Wakil Menteri Dalam Negeri Bima Arya menegaskan, revisi UU Pemilu tidak hanya bersifat teknis, tetapi harus memiliki fondasi kuat. “Kami fokus pada penguatan sistem presidensial, peningkatan kualitas representasi, dan penyesuaian dengan otonomi daerah,” katanya.

Pemerintah memilih pendekatan kodifikasi, menggabungkan UU Pemilu, UU Pilkada, dan UU Partai Politik dalam satu kerangka hukum terpadu berbasis RPJMN.

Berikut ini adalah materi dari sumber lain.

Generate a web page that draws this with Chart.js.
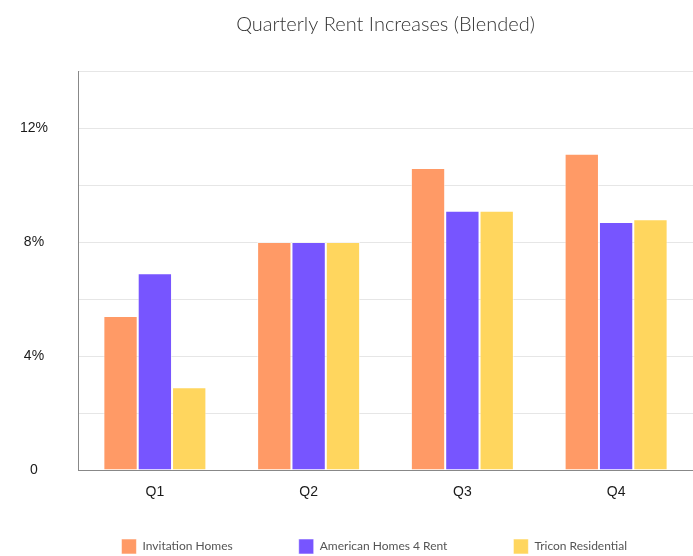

Zulfikar Arse Sadikin (Wakil Ketua Komisi II DPR RI) menyatakan setuju dengan arah revisi ini. Tujuan revisi harus jelas: merawat demokrasi, menjaga suara publik, dan mencegah dominasi kepentingan elite politik,” tegasnya. Ia menekankan, ambang batas parlemen harus diarahkan pada efektivitas kinerja partai di DPR, bukan sekadar jumlah partai.

Teknologi dan AI Jadi Sorotan
Yose Rizal (Founder Pemilu AI) menilai, pemanfaatan teknologi dan AI dalam pemilu harus diatur secara hukum. AI bisa mengoptimalkan kampanye, pengawasan, dan transparansi data pemilu. Ancaman ada, tapi manfaatnya jauh lebih besar,” jelasnya.

Afrimadona (Direktur Eksekutif Populi Center) menambahkan, teknologi mampu meningkatkan efisiensi dan integritas pemilu. Teknologi bisa diaudit, termasuk mengatasi bias algoritma. Ini solusi untuk demokrasi yang lebih akuntabel,” ujarnya.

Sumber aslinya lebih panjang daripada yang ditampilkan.